The challenges of recognizing a baby’s non-verbal cues in the healthcare setting only last a few days in most situations. For parents, it’s the new normal.

Sometimes, this instruction will involve practical things like breastfeeding. Other times, it may be skin-to-skin recommendations or even tips for soothing the child.

Neonatal Nurses Need to Be Prepared for the Worst

When most people think of maternity wards they imagine joyful moments. New humans entering the world. Families growing. That isn’t always what happens. About 21,000 babies are born stillborn in the United States every year.

Others may survive only a few short hours after birth. These situations are incredibly tragic and not something every person will be prepared to handle.

Tragedy is not necessarily a daily part of neonatal nursing. However, It will inevitably come up. Neonatal nurses must be able to handle it while providing support for the families that are impacted.

How to Become a Neonatal Nurse

To become a neonatal nurse you will first need to complete the same steps that anyone wishing to become an RN goes through. This will involve enrolling in and completing a nursing education program.

Most nursing education programs take four years to complete and involve a combination of desk work and clinical rotations. These rotations will involve experience with neonatal care.

Note that some nursing programs may allow for more flexibility in terms of completion timelines. This will depend on your previous experience, the options available at the school you are interested in, and your personal capacity.

Once you have completed all of your educational requirements, you will take the NCLEX—a large standardized test that all nurses must pass to become registered.

You’ll then need to get certified. This process is a little complicated. To become certified as a neonatal nurse, you first need to work for at least five years as an RN. You will need to have acquired a minimum of 1750 hours of experience working with critically ill neonatal patients over the last two years.

At least half of those hours will need to have come from the year before your certification application.

What About Neonatal Nurse Practitioners?

Graduate school is another route you can take to become certified/specialized in neonatal care. Nurse Practitioners receive a master’s degree with a specialized medical focus. This focus can range broadly, and encompass a large scope of different career paths.

Neonatal NPs have a little bit more professional discretion than RNs. Their degree empowers them to work with a scope of responsibilities more similar to those of a general practitioner.

How long it takes to become a nurse practitioner will vary slightly. A typical average is between 2-3 years. However, some universities may allow for “direct to hire,” degree programs. This accelerated course of study will allow qualifying students to get their graduate and undergraduate degrees in 4-5 years instead of the usual 7-8. These programs are pretty intense but they do qualify you to pursue high-paying, more advanced jobs quicker than would otherwise be possible.

Is Neonatal Nursing Right for You?

The idea of working with babies holds a natural appeal to many people. Who doesn’t swoon at the thought of a beautiful, healthy newborn? Unfortunately, this motivation—well-intended though it might be—can lead many people astray.

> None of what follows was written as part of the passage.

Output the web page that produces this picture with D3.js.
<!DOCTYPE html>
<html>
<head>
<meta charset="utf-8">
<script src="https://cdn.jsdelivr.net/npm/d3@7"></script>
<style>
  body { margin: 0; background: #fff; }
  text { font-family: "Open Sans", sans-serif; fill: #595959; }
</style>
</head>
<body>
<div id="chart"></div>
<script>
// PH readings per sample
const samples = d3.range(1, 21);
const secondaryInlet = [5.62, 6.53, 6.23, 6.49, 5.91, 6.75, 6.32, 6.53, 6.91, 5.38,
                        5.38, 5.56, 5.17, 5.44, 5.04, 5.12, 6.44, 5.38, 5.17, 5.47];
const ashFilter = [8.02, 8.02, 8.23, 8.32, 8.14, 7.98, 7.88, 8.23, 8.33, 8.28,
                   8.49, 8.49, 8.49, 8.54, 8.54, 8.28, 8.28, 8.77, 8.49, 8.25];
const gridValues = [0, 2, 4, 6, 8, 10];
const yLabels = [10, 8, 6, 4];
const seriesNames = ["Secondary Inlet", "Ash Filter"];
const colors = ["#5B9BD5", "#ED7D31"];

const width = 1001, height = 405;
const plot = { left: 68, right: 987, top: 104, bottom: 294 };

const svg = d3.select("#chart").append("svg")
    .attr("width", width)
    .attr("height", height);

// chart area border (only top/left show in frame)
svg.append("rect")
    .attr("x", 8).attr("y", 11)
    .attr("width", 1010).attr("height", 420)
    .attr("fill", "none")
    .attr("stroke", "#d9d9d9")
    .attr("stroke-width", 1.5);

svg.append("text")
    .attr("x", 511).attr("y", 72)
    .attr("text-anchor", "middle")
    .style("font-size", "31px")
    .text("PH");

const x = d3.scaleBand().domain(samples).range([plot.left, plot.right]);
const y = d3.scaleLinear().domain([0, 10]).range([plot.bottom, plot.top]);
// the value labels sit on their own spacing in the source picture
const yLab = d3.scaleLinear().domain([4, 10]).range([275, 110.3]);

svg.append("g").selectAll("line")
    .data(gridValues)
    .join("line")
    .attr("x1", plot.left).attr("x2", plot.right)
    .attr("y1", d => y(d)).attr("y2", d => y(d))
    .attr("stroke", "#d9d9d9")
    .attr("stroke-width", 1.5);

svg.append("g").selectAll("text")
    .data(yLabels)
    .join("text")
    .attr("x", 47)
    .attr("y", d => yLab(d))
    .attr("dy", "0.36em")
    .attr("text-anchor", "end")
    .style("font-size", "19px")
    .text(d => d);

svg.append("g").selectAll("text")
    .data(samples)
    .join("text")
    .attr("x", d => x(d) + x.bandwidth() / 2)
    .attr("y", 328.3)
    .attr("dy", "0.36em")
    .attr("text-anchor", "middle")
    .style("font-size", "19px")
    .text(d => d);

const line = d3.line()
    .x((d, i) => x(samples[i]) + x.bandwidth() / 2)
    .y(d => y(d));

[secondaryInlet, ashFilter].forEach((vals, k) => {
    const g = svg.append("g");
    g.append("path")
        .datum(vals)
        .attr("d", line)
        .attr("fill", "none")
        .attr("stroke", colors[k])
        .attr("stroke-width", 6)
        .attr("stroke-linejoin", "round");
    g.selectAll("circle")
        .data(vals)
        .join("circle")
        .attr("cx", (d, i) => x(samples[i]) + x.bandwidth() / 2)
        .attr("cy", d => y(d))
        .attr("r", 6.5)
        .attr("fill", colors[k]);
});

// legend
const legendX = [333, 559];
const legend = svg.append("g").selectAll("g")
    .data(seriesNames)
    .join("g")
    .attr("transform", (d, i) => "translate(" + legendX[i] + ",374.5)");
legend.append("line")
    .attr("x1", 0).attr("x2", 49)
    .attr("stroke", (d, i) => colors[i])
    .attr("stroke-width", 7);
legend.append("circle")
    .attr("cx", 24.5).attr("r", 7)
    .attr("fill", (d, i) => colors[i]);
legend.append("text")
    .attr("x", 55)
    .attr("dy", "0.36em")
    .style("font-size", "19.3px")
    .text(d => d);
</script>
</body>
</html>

Neonatal nursing is hard work. The hours are long and certainly not always convenient. Working with new parents can be frustrating. And, like any medical situation, the possibility of things taking a tragic turn is always there.

To work effectively as a neonatal nurse, it is important to make sure you are prepared for all of these possibilities. Think the job is right for you? Start looking into online or in-person programs that will be a good fit.